Stable isotope signatures and methane use by New Zealand cold seep benthos

摘要

The carbon isotopic composition of seep faunal tissue represents a time-integrated view of the interaction between biology and the biogeochemical gradients within the environment. Here we provide an initial description of carbon and nitrogen stable isotope signatures of dominant symbiont-bearing megafauna and heterotrophic mega- and macrofauna from 10 methane-seep sites on the continental margin of the North Island of New Zealand (662-1201 m water depth). Isotopic signatures suggest that sulfide oxidation supports symbiont-bearing taxa including solemyid and vesicomyid bivalves, and methanotrophic symbionts are present in the seep mussel Bathymodiolus sp. Multiple species of Frenulata (Siboglinidae) are present and have a range of isotopic values that are indicative of both thiotroph- and methanotroph-based nutrition. Isotopic composition of the tubeworm Lamellibrachia sp. varied by 23.3‰ among individuals although there was no consistent difference among sites.
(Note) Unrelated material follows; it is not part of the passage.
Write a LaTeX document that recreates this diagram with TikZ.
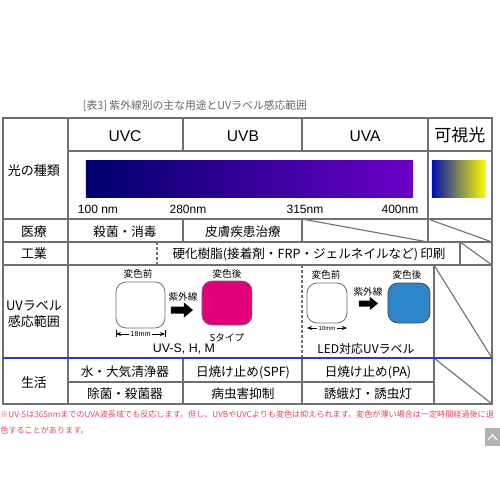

Variation in methane use by heterotrophic fauna appears to reflect the availability of hard vs. soft substrate; macrofauna on hard substrates had high 513C signatures, reflecting consumption of photosynthetic-derived organic matter. Two unique, biotic assemblages were discovered to be fueled largely by methane: a hard-substrate, multi-phyla sponge-associated community (inhabiting the sponge Pseudosuberites sp.) and a soft-sediment assemblage dominated by ampharetid polychaetes. Isotope signatures yield estimates of 38-100% and 6-100% methane-derived carbon in sponge associates and ampharetid-bed macrofauna, respectively. These estimates are comparable to those made for deeper methane seeps at the Florida Escarpment (3290 m) and Kodiak, Alaska seeps (4445 m). The overall high use of methane as a carbon source by both symbiont-bearing and heterotrophic fauna suggests that New Zealand methane seeps are an ideal model system to study the interaction among metazoans, bacteria, archaea, and their resulting effect on methane cycles.